Highlands & Islands

New plaque in Lochaber honours Australian saint Mary MacKillop

Mary MacKillop
Image caption Australian saint Mary MacKillop visited the Highlands in 1873

A visit to Scotland by Australia's first saint will be recalled during a ceremony this weekend.

Melbourne-born Mary MacKillop, who died in 1909, was canonised by Pope Benedict XVI at a ceremony in Rome in 2010.

Her mother, Flora MacDonald was born in Fort William and lived in Roybridge, which the nun visited in 1873.

A memorial plaque to be unveiled in Roybridge's Cille Choiril Chapel will record the visit and also honour another notable MacKillop.

Gaelic poet Donald Finlay MacKillop, known as the Keppoch Bard, was buried at the chapel.

The Gaelic Society of Inverness commissioned the plaque last year and will formally unveil it on Saturday.

The ceremony comes in the 145th anniversary year of the opening of the Woods-MacKillop Schoolhouse in Penola, Australia, which is now a museum and visitor centre.

Mother Mary taught children at the school before leaving on the steamship SS Penola for Adelaide, where she established the Cathedral Hall School.

Two miracles

Her uncle, Alexander Cameron, also from Lochaber, had founded the community of Penola in 1845 and was known by its residents as the King of Penola.

Cameron's niece came to the town to act as governess to his children.

With Fr Julian Tenison Woods, MacKillop went on to found the religious order, The Sisters of St Joseph, in Penola and the Woods-MacKillop Schoolhouse.

Her work for the Catholic Church was sometimes controversial.

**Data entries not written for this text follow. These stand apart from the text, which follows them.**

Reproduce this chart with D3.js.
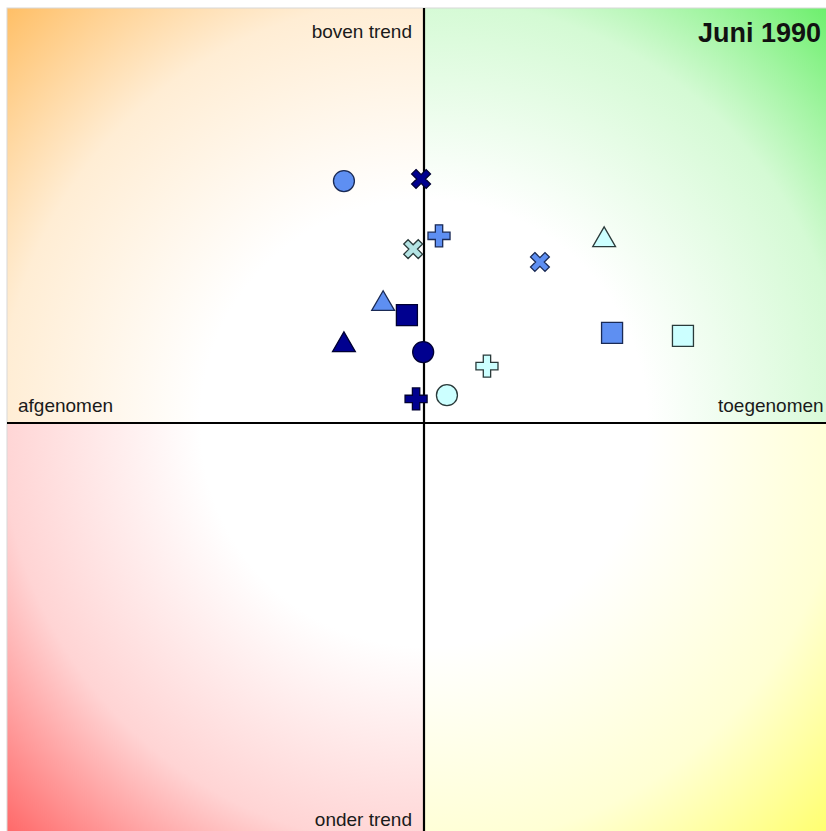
<!DOCTYPE html>
<html><head><meta charset="utf-8">
<script src="https://cdn.jsdelivr.net/npm/d3@7/dist/d3.min.js"></script>
<style>html,body{margin:0;padding:0;background:#fff;overflow:hidden}svg{display:block}</style>
</head><body>
<script>
// ---- data ----
const title = "Juni 1990";
const quadrantLabels = ["boven trend", "onder trend", "afgenomen", "toegenomen"];
const pointShape = ["circle","x","x","plus","triangle","x","triangle","square","triangle","circle","square","square","plus","circle","plus"];
const pointTone  = ["midden","donker","licht","midden","licht","midden","midden","donker","donker","donker","midden","licht","licht","licht","donker"];
const pointX = [-1.92,-0.07,-0.26,0.36,4.32,2.78,-0.98,-0.41,-1.92,-0.02,4.51,6.21,1.51,0.55,-0.19];
const pointY = [5.83,5.88,4.19,4.51,4.41,3.88,2.87,2.60,1.88,1.71,2.17,2.10,1.37,0.67,0.58];
const domainX = [-10, 10];
const domainY = [-10, 10];

(function(){
const W = 826, H = 831;
const svg = d3.select("body").append("svg").attr("width", W).attr("height", H);
const pL = 7, pR = 841, pT = 8, pB = 838;
const x = d3.scaleLinear().domain(domainX).range([pL, pR]);
const y = d3.scaleLinear().domain(domainY).range([pB, pT]);
const cx = x(0), cy = y(0);
const R = Math.hypot(cx - pL, cy - pT);

const defs = svg.append("defs");
const quads = [
  {id:"gTL", color:"#ffbf66", x0:pL, y0:pT, x1:cx, y1:cy},
  {id:"gTR", color:"#66ee66", x0:cx, y0:pT, x1:pR, y1:cy},
  {id:"gBL", color:"#ff6666", x0:pL, y0:cy, x1:cx, y1:pB},
  {id:"gBR", color:"#ffff66", x0:cx, y0:cy, x1:pR, y1:pB}
];
quads.forEach(q => {
  const g = defs.append("radialGradient").attr("id", q.id)
    .attr("gradientUnits","userSpaceOnUse").attr("cx",cx).attr("cy",cy).attr("r",R).attr("fx",cx).attr("fy",cy);
  g.append("stop").attr("offset","0").attr("stop-color","#ffffff");
  g.append("stop").attr("offset","0.38").attr("stop-color","#ffffff");
  g.append("stop").attr("offset","0.72").attr("stop-color", d3.interpolateRgb("#ffffff", q.color)(0.28));
  g.append("stop").attr("offset","1").attr("stop-color", q.color);
  svg.append("rect").attr("x",q.x0).attr("y",q.y0).attr("width",q.x1-q.x0).attr("height",q.y1-q.y0)
    .attr("fill",`url(#${q.id})`);
});
svg.append("rect").attr("x",pL).attr("y",pT).attr("width",pR-pL).attr("height",pB-pT)
  .attr("fill","none").attr("stroke","#d8d8d8").attr("stroke-width",1);

// axes
svg.append("line").attr("x1",cx).attr("x2",cx).attr("y1",pT).attr("y2",pB).attr("stroke","#000").attr("stroke-width",2.2);
svg.append("line").attr("x1",pL).attr("x2",pR).attr("y1",cy).attr("y2",cy).attr("stroke","#000").attr("stroke-width",2.2);

const font = "Liberation Sans, Arial, sans-serif";
const lbl = (tx, ty, anchor, t) => svg.append("text").attr("x",tx).attr("y",ty).attr("text-anchor",anchor)
  .attr("font-family",font).attr("font-size",19).attr("fill","#1a1a1a").text(t);
lbl(cx-12, pT+30, "end", quadrantLabels[0]);
lbl(cx-12, 826, "end", quadrantLabels[1]);
lbl(pL+11, cy-11, "start", quadrantLabels[2]);
lbl(718, cy-11, "start", quadrantLabels[3]);
svg.append("text").attr("x",821).attr("y",42).attr("text-anchor","end").attr("font-family",font)
  .attr("font-weight","bold").attr("font-size",27).attr("fill","#111").text(title);

// markers
const toneColor = d3.scaleOrdinal().domain(["donker","midden","licht"]).range(["#00008f","#5e8ff2","#ccffff"]);
const toneStroke = d3.scaleOrdinal().domain(["donker","midden","licht"]).range(["#000033","#1a2a55","#2a3a3a"]);
// thin-armed X symbol
const symbolX = { draw(ctx, size) {
  const s = Math.sqrt(size) , a = s/2, w = s*0.15;
  ctx.moveTo(-a, -w); ctx.lineTo(-w, -w); ctx.lineTo(-w, -a); ctx.lineTo(w, -a); ctx.lineTo(w, -w);
  ctx.lineTo(a, -w); ctx.lineTo(a, w); ctx.lineTo(w, w); ctx.lineTo(w, a); ctx.lineTo(-w, a);
  ctx.lineTo(-w, w); ctx.lineTo(-a, w); ctx.closePath();
}};
const symType = {circle:d3.symbolCircle, square:d3.symbolSquare, triangle:d3.symbolTriangle, plus:d3.symbolCross, x:symbolX};
const symSize = {circle:346, square:441, triangle:225, plus:270, x:420};
const idx = d3.range(pointX.length);
svg.append("g").selectAll("path").data(idx).join("path")
  .attr("d", i => d3.symbol().type(symType[pointShape[i]]).size(symSize[pointShape[i]])())
  .attr("transform", i => `translate(${x(pointX[i])},${y(pointY[i])})` + (pointShape[i]==="x" ? " rotate(45)" : ""))
  .attr("fill", i => pointShape[i]==="x" && pointTone[i]==="licht" ? "#b4e4e4" : toneColor(pointTone[i]))
  .attr("stroke", i => toneStroke(pointTone[i]))
  .attr("stroke-width", 1.3);
})();
</script>
</body></html>
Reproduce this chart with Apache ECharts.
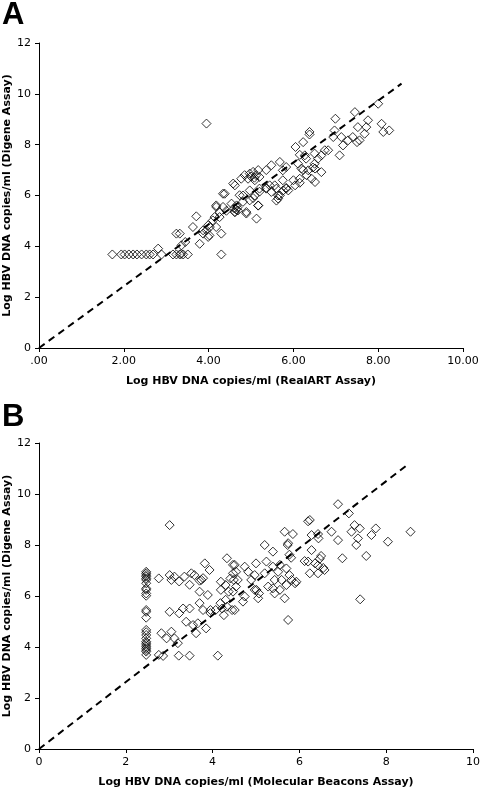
<!DOCTYPE html>
<html><head><meta charset="utf-8">
<script src="https://cdn.jsdelivr.net/npm/echarts@6/dist/echarts.min.js"></script>
<style>html,body{margin:0;padding:0;background:#fff}#c{width:480px;height:790px}</style>
</head><body><div id="c"></div>
<script>
// Panel A: RealART (x) vs Digene (y)
var pointsA = [
[1.73,3.68],[1.94,3.68],[2.02,3.68],[2.12,3.68],[2.22,3.68],[2.31,3.68],[2.42,3.68],[2.53,3.68],[2.61,3.68],[2.69,3.68],
[2.89,3.68],[3.16,3.68],[3.24,3.68],[3.32,3.68],[3.35,3.7],[3.4,3.68],[3.51,3.68],[4.30,3.68],
[2.81,3.91],[3.24,4.5],[3.32,4.5],[3.36,4.04],[3.45,4.17],[3.63,4.76],[3.71,5.18],[3.79,4.1],[3.87,4.5],[3.95,4.63],
[4.03,4.76],[3.99,4.37],[4.14,5.15],[4.18,5.55],[4.26,5.35],[4.18,4.76],[4.34,6.07],[4.3,4.5],[4.42,5.4],[4.6,5.5],
[4.65,5.45],[4.68,5.52],[4.62,5.35],[4.89,5.29],[4.62,6.4],[4.81,6.0],[5.13,5.09],[5.17,5.6],[5.05,5.9],[5.2,6.15],
[5.36,6.3],[5.6,5.8],[5.64,6.0],[5.76,6.2],[5.83,6.3],[6.15,6.5],
[6.05,7.91],[6.23,8.1],[6.5,7.65],[6.27,7.58],[5.48,7.19],[5.68,7.32],[5.75,6.99],[5.83,7.12],[6.11,7.25],[6.19,7.06],
[6.35,6.99],[6.51,7.06],[6.15,6.66],[6.31,6.8],[6.43,6.66],[6.51,6.53],[4.97,6.86],[5.05,6.93],[5.12,6.8],[5.2,6.73],
[4.93,6.66],[4.85,6.8],[4.77,6.66],[5.09,6.6],[5.17,7.0],[5.36,7.0],[5.0,6.75],[5.08,6.7],[4.58,6.47],[4.38,6.07],
[4.73,6.01],[4.97,6.2],[5.09,6.0],[5.2,6.27],[5.36,6.27],[5.48,6.14],[5.6,6.27],[5.68,6.0],[5.83,6.27],[5.75,6.6],
[5.44,6.4],[5.56,6.4],[5.64,5.88],[5.88,6.2],[6.0,6.6],[6.04,6.4],[4.18,5.61],[4.34,5.55],[4.54,5.68],[4.66,5.61],
[4.69,5.41],[4.62,5.35],[4.89,5.35],[4.81,5.75],[4.97,5.81],[5.17,5.61],[3.99,4.83],[4.1,5.02],[4.26,5.15],[3.87,4.63],
[4.02,4.43],
[8.0,9.61],[7.45,9.28],[6.99,9.02],[6.38,8.5],[6.38,8.4],[6.97,8.56],[6.94,8.3],[7.52,8.69],[7.76,8.96],[7.72,8.69],
[7.68,8.43],[8.08,8.82],[8.12,8.5],[8.26,8.56],[7.13,8.3],[7.17,7.97],[7.29,8.17],[7.4,8.3],[7.56,8.17],[7.5,8.1],
[7.09,7.58],[6.74,7.78],[6.82,7.78],[6.66,7.58],[6.58,7.45],[6.5,7.25],[6.66,6.92],[6.46,7.1],[6.3,7.45],[6.15,7.6],
[6.23,7.0],[3.95,8.83]
];
var lineA = [[0,0],[8.55,10.4]];

// Panel B: Molecular Beacons (x) vs Digene (y)
var pointsB = [
[2.47,6.95],[2.47,6.89],[2.47,6.82],[2.47,6.76],[2.47,6.69],[2.47,6.63],[2.47,6.5],[2.47,6.3],[2.47,6.24],[2.47,6.1],
[2.47,6.01],[2.47,5.45],[2.47,5.38],[2.47,5.15],[2.47,4.67],[2.47,4.58],[2.47,4.47],[2.47,4.34],[2.47,4.21],[2.47,4.15],
[2.47,4.08],[2.47,4.01],[2.47,3.95],[2.47,3.88],[2.47,3.82],[2.47,3.69],
[3.01,8.78],
[2.76,6.69],[3.01,6.82],[3.05,6.63],[3.12,6.76],[3.23,6.57],[3.35,6.76],[3.51,6.89],[3.58,6.82],[3.47,6.44],[3.74,6.63],
[3.78,6.7],[3.82,7.28],[3.93,7.02],[4.33,7.48],[4.47,7.22],[4.54,6.95],[4.19,6.56],[4.3,6.43],[4.41,6.69],[4.49,6.63],
[4.19,6.24],[4.37,6.17],[4.54,6.37],[3.7,6.17],[3.89,6.04],[3.7,5.72],[3.78,5.45],[3.47,5.51],[3.32,5.51],[3.23,5.32],
[3.01,5.38],[3.95,5.45],[4.07,5.45],[4.22,5.51],[4.33,5.58],[4.18,5.72],[4.3,5.85],[4.26,5.25],[4.45,5.45],[3.39,4.99],
[3.55,4.86],[3.66,4.93],[3.85,4.73],[3.62,4.54],[2.82,4.54],[3.05,4.6],[2.94,4.34],[3.12,4.34],[3.2,4.15],[2.76,3.69],
[2.86,3.65],[3.22,3.66],[3.47,3.66],[4.12,3.66],
[5.66,8.52],[5.85,8.43],[6.28,8.39],[6.43,8.43],[5.2,8.0],[5.39,7.74],[5.73,8.0],[5.77,7.62],[5.81,7.5],[6.28,7.8],
[6.47,7.46],[6.36,7.28],[6.2,7.35],[6.24,6.89],[6.43,6.89],[6.58,7.02],[5.24,7.35],[5.39,7.15],[5.55,7.22],[5.7,7.08],
[5.77,6.82],[5.51,6.95],[5.2,6.89],[5.0,7.28],[4.74,7.15],[4.51,7.22],[4.47,6.89],[4.58,6.63],[4.82,6.95],[4.97,6.82],
[4.89,6.63],[5.28,6.37],[5.43,6.63],[5.59,6.63],[5.7,6.43],[5.82,6.63],[5.93,6.56],[5.39,6.3],[5.55,6.24],[5.43,6.1],
[4.97,6.24],[5.05,5.91],[4.74,5.98],[4.7,5.78],[4.47,6.17],[4.51,5.45],[5.66,5.91],[5.74,5.06],[5.01,6.24],[5.07,6.1],
[7.14,9.24],[7.27,8.78],[7.39,8.65],[7.2,8.52],[7.35,8.26],[7.31,8.0],[7.76,8.65],[7.66,8.39],[8.04,8.13],[8.56,8.52],
[6.74,8.52],[6.89,8.19],[6.44,8.26],[6.99,7.48],[7.54,7.57],[7.4,5.87],[6.5,7.57],[6.55,7.1],[6.43,7.2],
[6.89,9.6],[6.24,8.98],[6.2,8.93],[5.74,8.07],[6.12,7.37],[5.9,6.5],[3.7,6.6],[3.95,5.33]
];
var lineB = [[0,0],[8.53,11.2]];

var xTickLabelsA = ['.00','2.00','4.00','6.00','8.00','10.00'];
var xTitleA = 'Log HBV DNA copies/ml (RealART Assay)';
var xTitleB = 'Log HBV DNA copies/ml (Molecular Beacons Assay)';
var yTitle = 'Log HBV DNA copies/ml (Digene Assay)';

var FONT = 'DejaVu Sans';
function axisCommon(){
  return {
    axisLine:{show:true,onZero:false,lineStyle:{color:'#000',width:1}},
    axisTick:{show:true,inside:false,length:4,lineStyle:{color:'#000'}},
    splitLine:{show:false},
    nameMoveOverlap:false,
    axisLabel:{color:'#000',fontFamily:FONT,fontSize:11},
    nameTextStyle:{color:'#000',fontFamily:FONT,fontSize:11,fontWeight:'bold'}
  };
}
function mk(extra){ var o=axisCommon(); for(var k in extra){ if(typeof extra[k]==='object' && o[k] && !Array.isArray(extra[k])){ for(var j in extra[k]) o[k][j]=extra[k][j]; } else o[k]=extra[k]; } return o; }

var scatterStyle = {color:'rgba(0,0,0,0)',borderColor:'#000',borderWidth:1};
var chart = echarts.init(document.getElementById('c'),null,{renderer:'canvas'});
chart.setOption({
  animation:false,
  backgroundColor:'#fff',
  grid:[
    {left:39,top:43,width:424,height:305,containLabel:false,outerBoundsMode:'none'},
    {left:39,top:443,width:434,height:306,containLabel:false,outerBoundsMode:'none'}
  ],
  xAxis:[
    mk({type:'value',gridIndex:0,min:0,max:10,interval:2,name:xTitleA,nameLocation:'middle',nameGap:28,
      axisLabel:{margin:8,formatter:function(v){return xTickLabelsA[Math.round(v/2)];}}}),
    mk({type:'value',gridIndex:1,min:0,max:10,interval:2,name:xTitleB,nameLocation:'middle',nameGap:28,
      axisLabel:{margin:8}})
  ],
  yAxis:[
    mk({type:'value',gridIndex:0,min:0,max:12,interval:2,name:yTitle,nameLocation:'middle',nameGap:26,axisLabel:{margin:8}}),
    mk({type:'value',gridIndex:1,min:0,max:12,interval:2,name:yTitle,nameLocation:'middle',nameGap:26,axisLabel:{margin:8}})
  ],
  graphic:[
    {type:'text',left:2,top:0,style:{text:'A',font:'bold 31px "Liberation Sans"',fill:'#000'}},
    {type:'text',left:2,top:402,style:{text:'B',font:'bold 31px "Liberation Sans"',fill:'#000'}}
  ],
  series:[
    {type:'line',xAxisIndex:0,yAxisIndex:0,data:lineA,symbol:'none',z:1,
      lineStyle:{color:'#000',width:2,type:[7,5]}},
    {type:'scatter',xAxisIndex:0,yAxisIndex:0,data:pointsA,symbol:'diamond',symbolSize:9,itemStyle:scatterStyle,z:2},
    {type:'line',xAxisIndex:1,yAxisIndex:1,data:lineB,symbol:'none',z:1,
      lineStyle:{color:'#000',width:2,type:[7,5]}},
    {type:'scatter',xAxisIndex:1,yAxisIndex:1,data:pointsB,symbol:'diamond',symbolSize:9,itemStyle:scatterStyle,z:2}
  ]
});
</script></body></html>
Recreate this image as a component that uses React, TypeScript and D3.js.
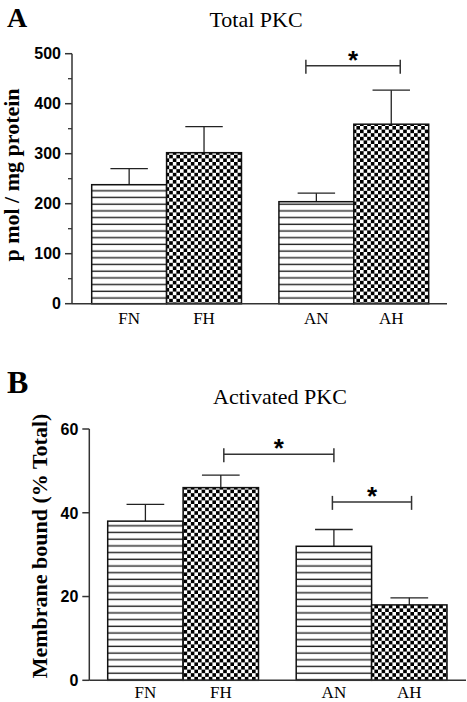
import React from "react";
import * as d3 from "d3";

const categories = ["FN", "FH", "AN", "AH"];
const slots = [0, 1, 2.5, 3.5];
const patterns = ["stripe", "check", "stripe", "check"];

const totalMeans = [238, 302, 204, 359];
const totalSem = [32, 52, 17, 68];
const totalTicks = [0, 100, 200, 300, 400, 500];
const totalMinorTicks = [50, 150, 250, 350, 450];
const totalBrackets = [{ x1: 2.86, x2: 4.12, y: 476 }];

const activMeans = [38, 46, 32, 18];
const activSem = [4, 3, 4, 1.7];
const activTicks = [0, 20, 40, 60];
const activMinorTicks: number[] = [];
const activBrackets = [
  { x1: 1.54, x2: 3.0, y: 54 },
  { x1: 2.98, x2: 4.03, y: 42.6 },
];

type Bracket = { x1: number; x2: number; y: number };

interface PanelProps {
  letter: string;
  letterSize: number;
  letterY: number;
  title: string;
  titleX: number;
  titleY: number;
  yTitle: string;
  yTitleX: number;
  yTitleY: number;
  means: number[];
  sem: number[];
  ticks: number[];
  minorTicks: number[];
  yMax: number;
  yRange: [number, number];
  barRange: [number, number];
  axisLeft: number;
  axisRight: number;
  labelY: number;
  brackets: Bracket[];
}

function Panel(p: PanelProps) {
  const y = d3.scaleLinear().domain([0, p.yMax]).range(p.yRange);
  const x = d3.scaleLinear().domain([0, 4.5]).range(p.barRange);
  const bw = x(1) - x(0);
  const y0 = y(0);
  const axisColor = "#333";
  return (
    <g>
      <text x={7} y={p.letterY} fontFamily="Liberation Serif" fontWeight="bold" fontSize={p.letterSize}>{p.letter}</text>
      <text x={p.titleX} y={p.titleY} textAnchor="middle" fontFamily="Liberation Serif" fontSize={22}>{p.title}</text>
      <text transform={`translate(${p.yTitleX},${p.yTitleY}) rotate(-90)`} textAnchor="middle" fontFamily="Liberation Serif" fontWeight="bold" fontSize={22}>{p.yTitle}</text>
      {categories.map((c, i) => {
        const left = x(slots[i]);
        const top = y(p.means[i]);
        const cx = left + bw / 2;
        const et = y(p.means[i] + p.sem[i]);
        return (
          <g key={c}>
            <line x1={cx} x2={cx} y1={top} y2={et} stroke="#222" strokeWidth={1.3} />
            <line x1={cx - bw / 4} x2={cx + bw / 4} y1={et} y2={et} stroke="#222" strokeWidth={1.3} />
            <rect x={left} y={top} width={bw} height={y0 - top} fill={`url(#${patterns[i]})`} stroke="#111" strokeWidth={1.5} />
            <text x={cx} y={p.labelY} textAnchor="middle" fontFamily="Liberation Serif" fontSize={17}>{c}</text>
          </g>
        );
      })}
      <line x1={p.axisLeft} x2={p.axisLeft} y1={y(p.yMax)} y2={y0} stroke={axisColor} strokeWidth={1.5} />
      <line x1={p.axisLeft} x2={p.axisRight} y1={y0} y2={y0} stroke={axisColor} strokeWidth={1.5} />
      {p.ticks.map((t) => (
        <g key={t}>
          <line x1={p.axisLeft - 7} x2={p.axisLeft} y1={y(t)} y2={y(t)} stroke={axisColor} strokeWidth={1.5} />
          <text x={p.axisLeft - 11} y={y(t)} dy="0.36em" textAnchor="end" fontFamily="Liberation Sans" fontWeight="bold" fontSize={16}>{t}</text>
        </g>
      ))}
      {p.minorTicks.map((t) => (
        <line key={t} x1={p.axisLeft - 4} x2={p.axisLeft} y1={y(t)} y2={y(t)} stroke={axisColor} strokeWidth={1.3} />
      ))}
      {p.brackets.map((b, i) => {
        const bx1 = x(b.x1);
        const bx2 = x(b.x2);
        const by = y(b.y);
        return (
          <g key={i}>
            <line x1={bx1} x2={bx2} y1={by} y2={by} stroke="#333" strokeWidth={1.5} />
            <line x1={bx1} x2={bx1} y1={by - 6} y2={by + 8} stroke="#333" strokeWidth={1.5} />
            <line x1={bx2} x2={bx2} y1={by - 6} y2={by + 8} stroke="#333" strokeWidth={1.5} />
            <text x={(bx1 + bx2) / 2} y={by + 3} textAnchor="middle" fontFamily="Liberation Sans" fontWeight="bold" fontSize={26}>*</text>
          </g>
        );
      })}
    </g>
  );
}

export default function App() {
  return (
    <svg width={467} height={702} style={{ position: "absolute", left: 0, top: 0, background: "#fff" }}>
      <defs>
        <pattern id="stripe" patternUnits="userSpaceOnUse" width={10} height={6.7}>
          <rect width={10} height={6.7} fill="#fff" />
          <rect y={2.5} width={10} height={1.4} fill="#222" />
        </pattern>
        <pattern id="check" patternUnits="userSpaceOnUse" width={7.2} height={7.2}>
          <rect width={7.2} height={7.2} fill="#fff" />
          <rect x={0} y={0} width={3.6} height={3.6} fill="#000" />
          <rect x={3.6} y={3.6} width={3.6} height={3.6} fill="#000" />
        </pattern>
      </defs>
      <Panel
        letter="A"
        letterSize={28}
        letterY={27}
        title="Total PKC"
        titleX={256}
        titleY={27}
        yTitle="p mol / mg protein"
        yTitleX={19}
        yTitleY={175}
        means={totalMeans}
        sem={totalSem}
        ticks={totalTicks}
        minorTicks={totalMinorTicks}
        yMax={500}
        yRange={[303.7, 53.7]}
        barRange={[91.7, 428.7]}
        axisLeft={72}
        axisRight={447}
        labelY={324}
        brackets={totalBrackets}
      />
      <Panel
        letter="B"
        letterSize={32}
        letterY={393}
        title="Activated PKC"
        titleX={280}
        titleY={404}
        yTitle="Membrane bound (% Total)"
        yTitleX={47}
        yTitleY={546}
        means={activMeans}
        sem={activSem}
        ticks={activTicks}
        minorTicks={activMinorTicks}
        yMax={60}
        yRange={[680.3, 429]}
        barRange={[107.7, 447]}
        axisLeft={89.3}
        axisRight={466}
        labelY={698}
        brackets={activBrackets}
      />
    </svg>
  );
}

In 1871 she was excommunicated for insubordination.

The Church exonerated her three years later and she was eventually put on the road to sainthood by Pope John Paul II, who beatified her in 1995.

For anyone to become a saint, the Church has to officially recognise them as having carried out two miracles.

Pope John Paul II recognised the first, and in 2009 Pope Benedict credited her with curing a person of cancer.